* WORK REQUIRED *
Leave out every picture, then transcribe the rest of the listing exactly.

....................

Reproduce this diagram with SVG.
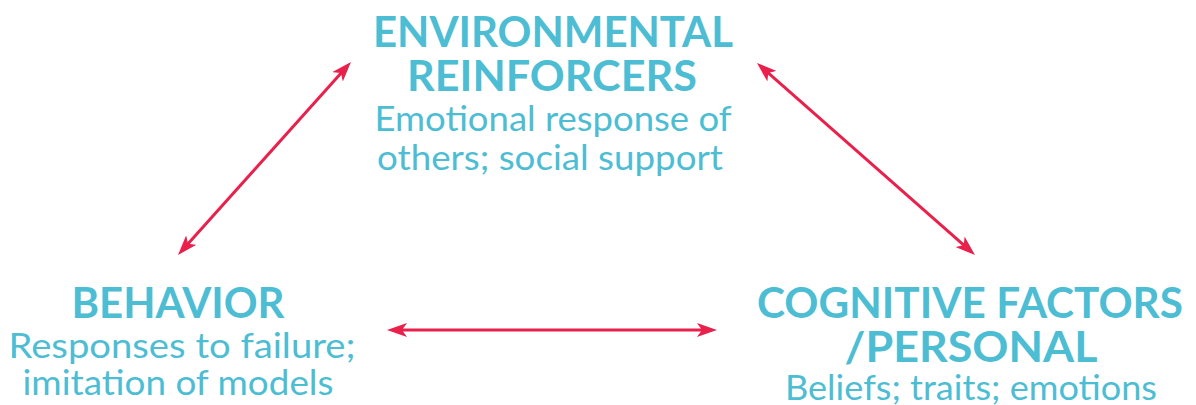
<svg xmlns="http://www.w3.org/2000/svg" width="1196" height="405" viewBox="0 0 1196 405">
<style>
.h{font-family:Lato,"Open Sans","Liberation Sans",sans-serif;font-weight:700;font-size:42px;fill:#4DBDD3;text-anchor:middle}
.s{font-family:Lato,"Open Sans","Liberation Sans",sans-serif;font-weight:400;font-size:34px;fill:#4DBDD3;text-anchor:middle}
.c{stroke:#E8204B;stroke-width:3;fill:none;marker-start:url(#ah);marker-end:url(#ah)}
</style>
<defs>
<marker id="ah" markerUnits="userSpaceOnUse" markerWidth="20" markerHeight="14" refX="10" refY="7" orient="auto-start-reverse" viewBox="0 0 20 14">
<path d="M0,0 L20,7 L0,14 L5,7 z" fill="#E8204B"/>
</marker>
</defs>
<rect width="1196" height="405" fill="#fff"/>
<g id="connectors">
<line class="c" x1="344.3" y1="69.4" x2="184.7" y2="247.5"/>
<line class="c" x1="764.5" y1="69.6" x2="967.5" y2="248.4"/>
<line class="c" x1="397" y1="330" x2="707" y2="330"/>
</g>
<g id="environmental">
<text class="h" x="553" y="47" textLength="360" lengthAdjust="spacingAndGlyphs">ENVIRONMENTAL</text>
<text class="h" x="552" y="91" textLength="290" lengthAdjust="spacingAndGlyphs">REINFORCERS</text>
<text class="s" x="553" y="131" textLength="357" lengthAdjust="spacingAndGlyphs">Emotional response of</text>
<text class="s" x="550" y="170" textLength="346" lengthAdjust="spacingAndGlyphs">others; social support</text>
</g>
<g id="behavior">
<text class="h" x="178" y="318" textLength="213" lengthAdjust="spacingAndGlyphs">BEHAVIOR</text>
<text class="s" x="182" y="358" textLength="347" lengthAdjust="spacingAndGlyphs">Responses to failure;</text>
<text class="s" x="178" y="395" textLength="311" lengthAdjust="spacingAndGlyphs">imitation of models</text>
</g>
<g id="cognitive">
<text class="h" x="970" y="318" textLength="426" lengthAdjust="spacingAndGlyphs">COGNITIVE FACTORS</text>
<text class="h" x="971" y="362" textLength="253" lengthAdjust="spacingAndGlyphs">/PERSONAL</text>
<text class="s" x="971" y="400" textLength="372" lengthAdjust="spacingAndGlyphs">Beliefs; traits; emotions</text>
</g>
</svg>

....................

* RESULT OF THE EXERCISE *
Reproduce this diagram with SVG.
<svg xmlns="http://www.w3.org/2000/svg" width="1196" height="405" viewBox="0 0 1196 405">
<style>
.h{font-family:Lato,"Open Sans","Liberation Sans",sans-serif;font-weight:700;font-size:42px;fill:#4DBDD3;text-anchor:middle}
.s{font-family:Lato,"Open Sans","Liberation Sans",sans-serif;font-weight:400;font-size:34px;fill:#4DBDD3;text-anchor:middle}
.c{stroke:#E8204B;stroke-width:3;fill:none;marker-start:url(#ah);marker-end:url(#ah)}
</style>
<defs>
<marker id="ah" markerUnits="userSpaceOnUse" markerWidth="20" markerHeight="14" refX="10" refY="7" orient="auto-start-reverse" viewBox="0 0 20 14">
<path d="M0,0 L20,7 L0,14 L5,7 z" fill="#E8204B"/>
</marker>
</defs>
<rect width="1196" height="405" fill="#fff"/>
<g id="connectors">
<line class="c" x1="344.3" y1="69.4" x2="184.7" y2="247.5"/>
<line class="c" x1="764.5" y1="69.6" x2="967.5" y2="248.4"/>
<line class="c" x1="397" y1="330" x2="707" y2="330"/>
</g>
<g id="environmental">
<text class="h" x="553" y="47" textLength="360" lengthAdjust="spacingAndGlyphs">ENVIRONMENTAL</text>
<text class="h" x="552" y="91" textLength="290" lengthAdjust="spacingAndGlyphs">REINFORCERS</text>
<text class="s" x="553" y="131" textLength="357" lengthAdjust="spacingAndGlyphs">Emotional response of</text>
<text class="s" x="550" y="170" textLength="346" lengthAdjust="spacingAndGlyphs">others; social support</text>
</g>
<g id="behavior">
<text class="h" x="178" y="318" textLength="213" lengthAdjust="spacingAndGlyphs">BEHAVIOR</text>
<text class="s" x="182" y="358" textLength="347" lengthAdjust="spacingAndGlyphs">Responses to failure;</text>
<text class="s" x="178" y="395" textLength="311" lengthAdjust="spacingAndGlyphs">imitation of models</text>
</g>
<g id="cognitive">
<text class="h" x="970" y="318" textLength="426" lengthAdjust="spacingAndGlyphs">COGNITIVE FACTORS</text>
<text class="h" x="971" y="362" textLength="253" lengthAdjust="spacingAndGlyphs">/PERSONAL</text>
<text class="s" x="971" y="400" textLength="372" lengthAdjust="spacingAndGlyphs">Beliefs; traits; emotions</text>
</g>
</svg>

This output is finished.